Animales ("Ciervos amarillos", "Caballos con personajes"), plantas ("Composición botánica") o la humanidad soñadora ("Dos enamorados"), vuelven a entrelazar los símbolos de la naturaleza sin la que no es posible concebir esta pintura. Y ahora otros colores -los violáceos- fijan simplemente "Signos" que el ojo del observador debe interpretar a su manera. Lo violáceo parece lo más simple, pero en realidad, por darle a ese color un sentido insondable remite a lo que, de nuevo, está más allá.
No es raro que en esta aventura suya de metamorfosear la realidad común, Ramiro Tapia acabe desconfiando de alegorías y de símbolos, y prefiera -son precisamente estos los cuadros que más le gustan al propio pintor-, sumergirse en la pura abstracción. Sabemos que otra vez el color -ahora el rojo o el negro- y el intenso espacio astral se hallan en cierta media presentes, pero en cuadros como "El cometa negro", "La cara roja" y, sobre todo, "Cosmogonías", la mirada de Tapia siempre acaba en lo más hondo y en lo más alto. Detrás siempre de los frutos más maduros se halla esa presencia del cosmos que es el Todo y la Nada para el verdadero creador.

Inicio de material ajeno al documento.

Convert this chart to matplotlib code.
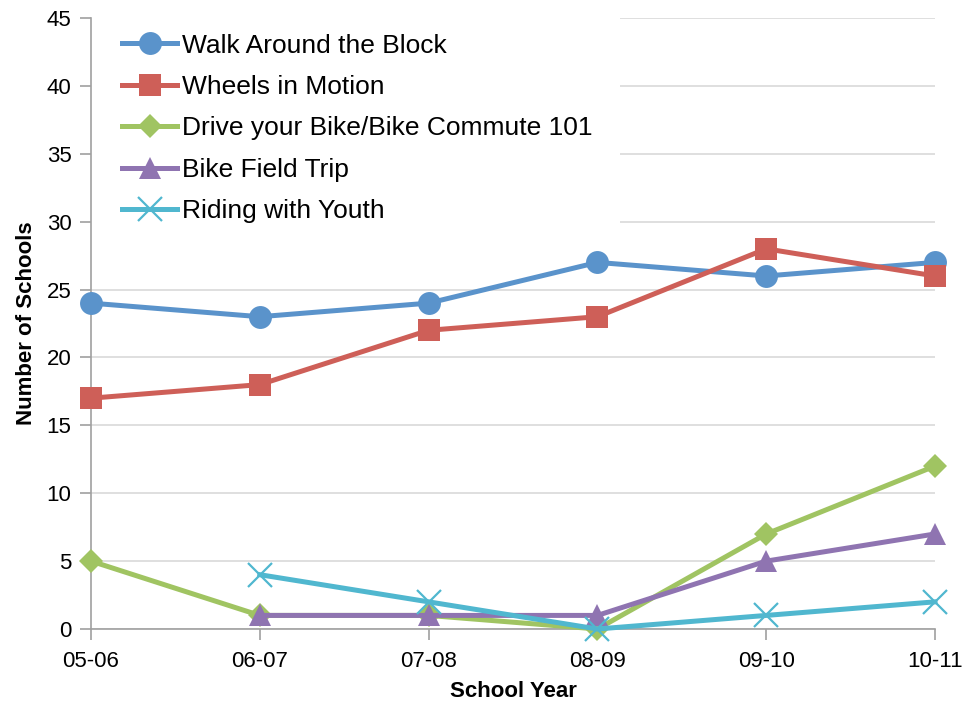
import numpy as np
import matplotlib.pyplot as plt
from matplotlib.patches import Rectangle

plt.rcParams['font.family'] = ['Liberation Sans', 'DejaVu Sans']

# 数据
years = ['05-06', '06-07', '07-08', '08-09', '09-10', '10-11']
walk_block = [24, 23, 24, 27, 26, 27]
wheels_motion = [17, 18, 22, 23, 28, 26]
drive_bike = [5, 1, 1, 0, 7, 12]
field_trip = [np.nan, 1, 1, 1, 5, 7]
riding_youth = [np.nan, 4, 2, 0, 1, 2]

series = [
    ('Walk Around the Block', walk_block, '#5A93CB', 'o', 16.5),
    ('Wheels in Motion', wheels_motion, '#CE5F58', 's', 16),
    ('Drive your Bike/Bike Commute 101', drive_bike, '#A0C462', 'D', 12),
    ('Bike Field Trip', field_trip, '#8F74B1', '^', 16),
    ('Riding with Youth', riding_youth, '#50B7CF', 'x', 17),
]

fig = plt.figure(figsize=(9.65, 7.03), dpi=100)
ax = fig.add_axes([91 / 965, 1 - 629 / 703, 844 / 965, 611 / 703])

x = np.arange(len(years))
for name, vals, col, mk, ms in series:
    if mk == 'x':
        ax.plot(x, vals, color=col, lw=3.6, marker=mk, ms=ms, mew=1.6,
                label=name, clip_on=False, zorder=3)
    else:
        ax.plot(x, vals, color=col, lw=3.6, marker=mk, ms=ms, mew=0,
                label=name, clip_on=False, zorder=3)

ax.set_xlim(0, len(years) - 1)
ax.set_ylim(0, 45)
ax.set_yticks(range(0, 46, 5))
ax.set_xticks(x)
ax.set_xticklabels(years)

ax.set_axisbelow(True)
ax.yaxis.grid(True, color='#D9D9D9', lw=1.2)
ax.xaxis.grid(False)

for s in ['top', 'right']:
    ax.spines[s].set_visible(False)
for s in ['left', 'bottom']:
    ax.spines[s].set_color('#A0A0A0')
    ax.spines[s].set_linewidth(1.2)
    ax.spines[s].set_zorder(2)
ax.tick_params(axis='both', colors='#A0A0A0', length=8, width=1.2,
               labelsize=16, labelcolor='black')
ax.tick_params(axis='y', pad=6)
ax.tick_params(axis='x', pad=8)

ax.set_xlabel('School Year', fontsize=16, fontweight='bold', labelpad=6)
ax.set_ylabel('Number of Schools', fontsize=16, fontweight='bold', labelpad=7)

# 图例背景白框
ax.add_patch(Rectangle((0, 0.656), 0.627, 0.344, transform=ax.transAxes,
                       facecolor='white', edgecolor='none', zorder=1))

leg = ax.legend(loc='upper left', bbox_to_anchor=(0.0367, 0.9746), frameon=False,
                fontsize=19, handlelength=2.1, handletextpad=0.19,
                labelspacing=0.66, borderaxespad=0, borderpad=0)

fig.savefig('out.png', dpi=100)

A veces, estos planteamientos de fondo le obligan a cambiar con agilidad y acierto las formas. Ahora, el pequeño formato de algunos cuadros, la técnica del collage o esas fantásticas acuarelas reducidas, son nuevas vías para llegar a una misma meta. No hay límites, pues, en la investigación -sutil, delicada siempre, sin buscar nunca la brusquedad- de este pintor.
Así que esta exposición que se le ofrece aquí en Madrid al visitante, es en verdad rara e insólita; exposición con un claro y sabio mensaje, fuera de lo habitual y trillado -volvamos a recordarlo- de aquellos años 50 en que fueron elaboradas las obras. No es, pues, raro que artista y contemplador aborden estos cuadros con cierto grado de incredulidad. Me refiero a que todas las obras expuestas nos parece que han sido creadas ayer mismo. Este es otro de los dones de esta pintura: el paso del tiempo no ha hecho mella en ellas. Están frescas. Están vivas.

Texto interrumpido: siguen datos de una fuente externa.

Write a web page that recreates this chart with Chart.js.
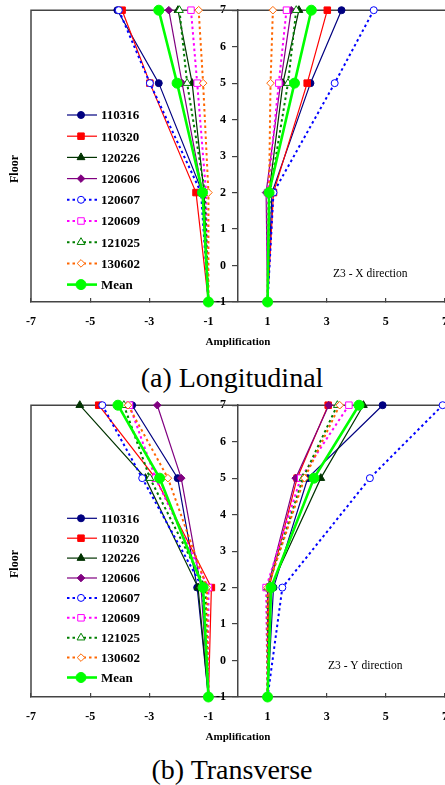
<!DOCTYPE html>
<html lang="en">
<head>
<meta charset="UTF-8" />
<title>Floor Amplification</title>
<script src="https://cdn.jsdelivr.net/npm/chart.js"></script>
<style>
  body { margin: 0; background: #fff; }
  .page { position: relative; width: 445px; height: 785px; overflow: hidden; }
  canvas { position: absolute; left: 0; }
  .caption { position: absolute; left: 0; width: 464px; text-align: center;
             font: 28px "Liberation Serif", "Times New Roman", serif; line-height: 1; }
</style>
</head>
<body>
<div class="page">
  <canvas id="longChart" width="445" height="355" style="top:0"></canvas>
  <div class="caption" style="top:364px">(a) Longitudinal</div>
  <canvas id="transChart" width="445" height="355" style="top:395px"></canvas>
  <div class="caption" style="top:756px">(b) Transverse</div>
</div>

<script>
// floors at which amplification was measured
const floors = [7, 5, 2, -1];
const seriesNames = ['110316', '110320', '120226', '120606', '120607', '120609', '121025', '130602', 'Mean'];
const xTickValues = [-7, -5, -3, -1, 1, 3, 5, 7];
const yTickValues = [-1, 0, 1, 2, 3, 4, 5, 6, 7];

// (a) longitudinal, X direction: values at floors 7, 5, 2, -1
const longNeg = [
  [-4.08, -2.68, -1.20, -1],
  [-3.92, -2.98, -1.42, -1],
  [-2.03, -1.55, -1.15, -1],
  [-2.34, -1.89, -1.20, -1],
  [-4.03, -2.98, -1.25, -1],
  [-1.59, -1.38, -1.08, -1],
  [-1.98, -1.72, -1.12, -1],
  [-1.33, -1.18, -1.00, -1],
  [-2.68, -2.06, -1.20, -1]
];
const longPos = [
  [3.50, 2.45, 1.15, 1],
  [3.02, 2.34, 1.20, 1],
  [2.06, 1.52, 1.05, 1],
  [1.80, 1.44, 0.95, 1],
  [4.59, 3.27, 1.20, 1],
  [1.64, 1.38, 1.00, 1],
  [1.97, 1.69, 1.08, 1],
  [1.18, 1.10, 1.05, 1],
  [2.48, 1.91, 1.05, 1]
];

// (b) transverse, Y direction
const transNeg = [
  [-3.58, -2.04, -1.38, -1],
  [-4.71, -2.79, -0.90, -1],
  [-5.35, -3.13, -1.35, -1],
  [-2.73, -1.92, -1.25, -1],
  [-4.59, -3.24, -1.20, -1],
  [-3.67, -2.79, -1.00, -1],
  [-3.86, -2.98, -1.10, -1],
  [-3.72, -2.37, -1.05, -1],
  [-4.06, -2.65, -1.18, -1]
];
const transPos = [
  [4.89, 2.36, 1.20, 1],
  [3.05, 2.00, 1.05, 1],
  [4.24, 2.80, 1.10, 1],
  [3.07, 1.95, 1.00, 1],
  [6.92, 4.46, 1.50, 1],
  [3.75, 2.12, 0.95, 1],
  [3.36, 2.20, 1.00, 1],
  [3.44, 2.25, 1.00, 1],
  [4.09, 2.57, 1.12, 1]
];

// look of each series
const colors = ['#000080', '#ff0000', '#003300', '#800080', '#0000ff', '#ff00ff', '#008000', '#ff6600', '#00ff00'];
const markers = ['circle', 'rect', 'triangle', 'rectRot', 'circle', 'rect', 'triangle', 'rectRot', 'circle'];
const dotted = [false, false, false, false, true, true, true, true, false];

const serif = '"Liberation Serif", "Times New Roman", serif';

function seriesStyle(i) {
  const isMean = i === seriesNames.length - 1;
  const open = dotted[i];
  let r = 3.5;
  if (markers[i] === 'rect') r = 4.6;
  if (markers[i] === 'triangle') r = 4.5;
  if (markers[i] === 'rectRot') r = 3.8;
  if (isMean) r = 5;
  return {
    borderColor: colors[i],
    borderWidth: isMean ? 2.6 : (open ? 2 : 1.2),
    borderDash: open ? [2.5, 3] : [],
    pointStyle: markers[i],
    pointRadius: r,
    pointBackgroundColor: open ? '#ffffff' : colors[i],
    pointBorderColor: colors[i],
    pointBorderWidth: 1,
    showLine: true,
    clip: false,
    order: seriesNames.length - i
  };
}

function buildDatasets(neg, pos) {
  const sets = [];
  seriesNames.forEach((name, i) => {
    const style = seriesStyle(i);
    sets.push(Object.assign({ label: name, side: 'neg',
      data: floors.map((f, k) => ({ x: neg[i][k], y: f })) }, style));
    sets.push(Object.assign({ label: name, side: 'pos',
      data: floors.map((f, k) => ({ x: pos[i][k], y: f })) }, style));
  });
  return sets;
}

function drawMarker(ctx, ds, x, y) {
  ctx.save();
  ctx.setLineDash([]);
  ctx.fillStyle = ds.pointBackgroundColor;
  ctx.strokeStyle = ds.pointBorderColor;
  ctx.lineWidth = ds.pointBorderWidth;
  if (Chart.helpers && Chart.helpers.drawPoint) {
    Chart.helpers.drawPoint(ctx, { pointStyle: ds.pointStyle, radius: ds.pointRadius,
      rotation: 0, borderWidth: ds.pointBorderWidth }, x, y);
  } else {
    ctx.beginPath();
    ctx.arc(x, y, ds.pointRadius, 0, Math.PI * 2);
    ctx.fill();
    ctx.stroke();
  }
  ctx.restore();
}

// frame, "Floor" label, direction note and the legend inside the plot
const decor = {
  id: 'decor',
  beforeDatasetsDraw(chart) {
    const { ctx, chartArea: a } = chart;
    ctx.save();
    ctx.strokeStyle = '#444';
    ctx.lineWidth = 1.5;
    ctx.beginPath();
    ctx.moveTo(a.left, a.bottom);
    ctx.lineTo(a.left, a.top);
    ctx.lineTo(a.right, a.top);
    ctx.stroke();
    ctx.restore();
  },
  afterDraw(chart, args, opts) {
    const ctx = chart.ctx;
    ctx.save();
    ctx.fillStyle = '#000';
    ctx.font = 'bold 12px ' + serif;
    ctx.textAlign = 'center';
    ctx.textBaseline = 'middle';
    ctx.translate(15, 169);
    ctx.rotate(-Math.PI / 2);
    ctx.fillText('Floor', 0, 0);
    ctx.restore();

    ctx.save();
    ctx.fillStyle = '#000';
    ctx.font = '11.5px ' + serif;
    ctx.textBaseline = 'middle';
    ctx.fillText(opts.note, opts.noteX, opts.noteY);
    ctx.restore();

    const shown = chart.data.datasets.filter(d => d.side === 'neg');
    shown.forEach((ds, i) => {
      const y = opts.legendY + i * opts.legendStep;
      ctx.save();
      ctx.strokeStyle = ds.borderColor;
      ctx.lineWidth = ds.borderWidth;
      ctx.setLineDash(ds.borderDash);
      ctx.beginPath();
      ctx.moveTo(67, y);
      ctx.lineTo(97, y);
      ctx.stroke();
      ctx.restore();
      drawMarker(ctx, ds, 81, y);
      ctx.save();
      ctx.fillStyle = '#000';
      ctx.font = 'bold 13px ' + serif;
      ctx.textBaseline = 'middle';
      ctx.fillText(ds.label, 101, y + 1);
      ctx.restore();
    });
  }
};

function makeChart(id, neg, pos, note, noteX, noteY, legendY, legendStep) {
  const tickFont = { family: serif, weight: 'bold', size: 12 };
  return new Chart(document.getElementById(id), {
    type: 'scatter',
    data: { datasets: buildDatasets(neg, pos) },
    plugins: [decor],
    options: {
      responsive: false,
      animation: false,
      devicePixelRatio: 1,
      layout: { autoPadding: false, padding: { top: 7, left: 31, right: 0, bottom: 0 } },
      plugins: {
        legend: { display: false },
        tooltip: { enabled: false },
        decor: { note, noteX, noteY, legendY, legendStep }
      },
      scales: {
        x: {
          type: 'linear', min: -7, max: 7,
          afterBuildTicks: s => { s.ticks = xTickValues.map(v => ({ value: v })); },
          afterFit: s => { s.height = 53; s.paddingLeft = 0; s.paddingRight = 0; },
          ticks: { font: tickFont, color: '#000', padding: 17, maxRotation: 0, autoSkip: false },
          grid: { drawOnChartArea: false, tickLength: -4, color: '#444', lineWidth: 1.2 },
          border: { color: '#444', width: 1.5 },
          title: { display: true, text: 'Amplification', color: '#000',
                   font: { family: serif, weight: 'bold', size: 11 }, padding: { top: 0, bottom: 6 } }
        },
        y: {
          type: 'linear', min: -1, max: 7,
          position: { x: 0 },
          afterBuildTicks: s => { s.ticks = yTickValues.map(v => ({ value: v })); },
          // labels sit right-aligned on the centre axis, so pad them off it
          ticks: { font: tickFont, color: '#000', callback: v => v + '\u2003' },
          grid: { drawOnChartArea: false, tickLength: 5, color: '#444', lineWidth: 1.2 },
          border: { color: '#444', width: 1.5 }
        }
      }
    }
  });
}

makeChart('longChart', longNeg, longPos, 'Z3 - X direction', 333, 274, 115, 21.2);
makeChart('transChart', transNeg, transPos, 'Z3 - Y direction', 328, 271, 123.3, 19.9);
</script>
</body>
</html>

El mundo onírico "por diestra mano" conformado, diríamos parafraseando el verso de Fray Luís de León, es un manantial que Ramiro Tapia esclarece y aviva, a la vez que es anunciador de la vigorosa obra de las plenas décadas venideras. Como un milagroso hallazgo, la pintura primera de este poeta-pintor sale de su taller en la vieja casa de la vieja ciudad para revelarnos lo nuevo, lo que no pasa porque es fiel a mundos eternos, a ese mensaje, a esas "músicas", que sólo algunos artistas pueden oír. Ramiro Tapia es uno de ellos.